Marmaduke Ruggles est une caricature de valet : maniéré, guindé, traditionnel, choqué par le mode de vie à l’américaine, très éloigné de ses habitudes. L’humour du film se dégage en grande partie des nombreuses situations provoquant ce décalage, soutenues par des cadrages faisant entrer et sortir les personnages dans un tempo précis et efficace (la photographie, à côté de cela, n’est pas particulièrement remarquable).

La stature qu’adopte l’acteur Charles Laughton, raide mais aérienne, annonce la démarche de Jacques Tati et de Mr Hulot.

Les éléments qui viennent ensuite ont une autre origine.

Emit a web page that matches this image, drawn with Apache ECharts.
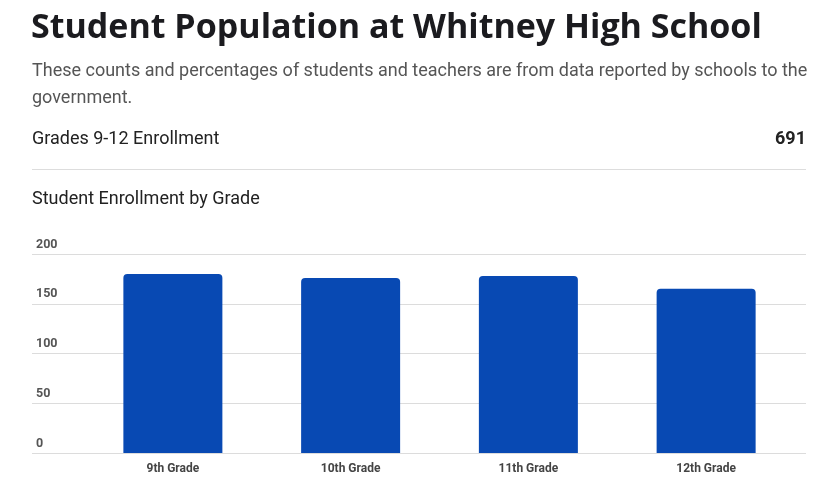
<!DOCTYPE html>
<html>
<head>
<meta charset="utf-8">
<script src="https://cdn.jsdelivr.net/npm/echarts@6/dist/echarts.min.js"></script>
<style>
html,body{margin:0;padding:0;background:#fff;}
#c{width:827px;height:504px;}
</style>
</head>
<body>
<div id="c"></div>
<script>
const categories = ['9th Grade', '10th Grade', '11th Grade', '12th Grade'];
const enrollment = [180, 176, 178, 165];
const yTicks = [0, 50, 100, 150, 200];
const titleText = 'Student Population at Whitney High School';
const subtitleLines = ['These counts and percentages of students and teachers are from data reported by schools to the', 'government.'];
const statLabel = 'Grades 9-12 Enrollment';
const statValue = '691';
const chartLabel = 'Student Enrollment by Grade';

const chart = echarts.init(document.getElementById('c'), null, {renderer: 'canvas'});
const yMin = yTicks[0], yMax = yTicks[yTicks.length - 1], yStep = yTicks[1] - yTicks[0];

chart.setOption({
  animation: false,
  backgroundColor: '#fff',
  graphic: [
    {type: 'text', left: 31, top: 11, style: {text: titleText, font: 'bold 34px "Open Sans", sans-serif', fill: '#1b1b1f'}},
    {type: 'text', left: 32, top: 58, style: {text: subtitleLines.join('\n'), font: '18px Roboto, sans-serif', fill: '#555', lineHeight: 27}},
    {type: 'text', left: 32, top: 130, style: {text: statLabel, font: '18px Roboto, sans-serif', fill: '#222'}},
    {type: 'text', right: 21, top: 130, style: {text: statValue, font: 'bold 18px Roboto, sans-serif', fill: '#222', align: 'right'}},
    {type: 'rect', shape: {x: 32, y: 169, width: 774, height: 1}, style: {fill: '#ddd'}},
    {type: 'text', left: 32, top: 190, style: {text: chartLabel, font: '18px Roboto, sans-serif', fill: '#222'}}
  ],
  grid: [
    {left: 32, right: 21, top: 254, bottom: 51, containLabel: false},
    {left: 84, right: 32, top: 254, bottom: 51, containLabel: false}
  ],
  xAxis: [
    {gridIndex: 0, type: 'category', data: categories, show: false},
    {gridIndex: 1, type: 'category', data: categories,
      axisLine: {show: false}, axisTick: {show: false},
      axisLabel: {color: '#444', fontFamily: 'Roboto', fontWeight: 'bold', fontSize: 12, margin: 10}}
  ],
  yAxis: [
    {gridIndex: 0, type: 'value', min: yMin, max: yMax, interval: yStep,
      axisLine: {show: false}, axisTick: {show: false},
      splitLine: {lineStyle: {color: '#dcdcdc', width: 1}},
      axisLabel: {inside: true, margin: 4, verticalAlign: 'bottom', padding: [0, 0, 3, 0],
        color: '#555', fontFamily: 'Roboto', fontWeight: 'bold', fontSize: 12.5, textBorderWidth: 0}},
    {gridIndex: 1, type: 'value', min: yMin, max: yMax, interval: yStep, show: false}
  ],
  series: [{
    type: 'bar', xAxisIndex: 1, yAxisIndex: 1, data: enrollment,
    barWidth: 99,
    itemStyle: {color: '#0849b3', borderRadius: [4, 4, 0, 0]}
  }]
});
</script>
</body>
</html>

A cette rectitude s’oppose la mobilité de son visage, particulièrement de ses yeux, qui lui permet de jouer finement sur les expressions et d’amplifier ainsi le comique issu des dialogues. Il joue beaucoup, dans un premier temps, sur le choc que représente le changement de maître et de continent, pour ensuite laisser ressortir sa bonhommie. Sa figure aux airs poupons, d’une extrême douceur, nous emballe immédiatement et l’on partage la « douleur » de son expatriation. Mais Leo McCarey emploie surtout Charles Laughton dans un registre qui restera unique dans la filmographie de l’acteur anglais. On trouve nombre de scènes dans lesquelles Laughton est libéré, clownesque, complètement imprévisible. Jusque dans une séquence de beuverie parisienne absolument mémorable !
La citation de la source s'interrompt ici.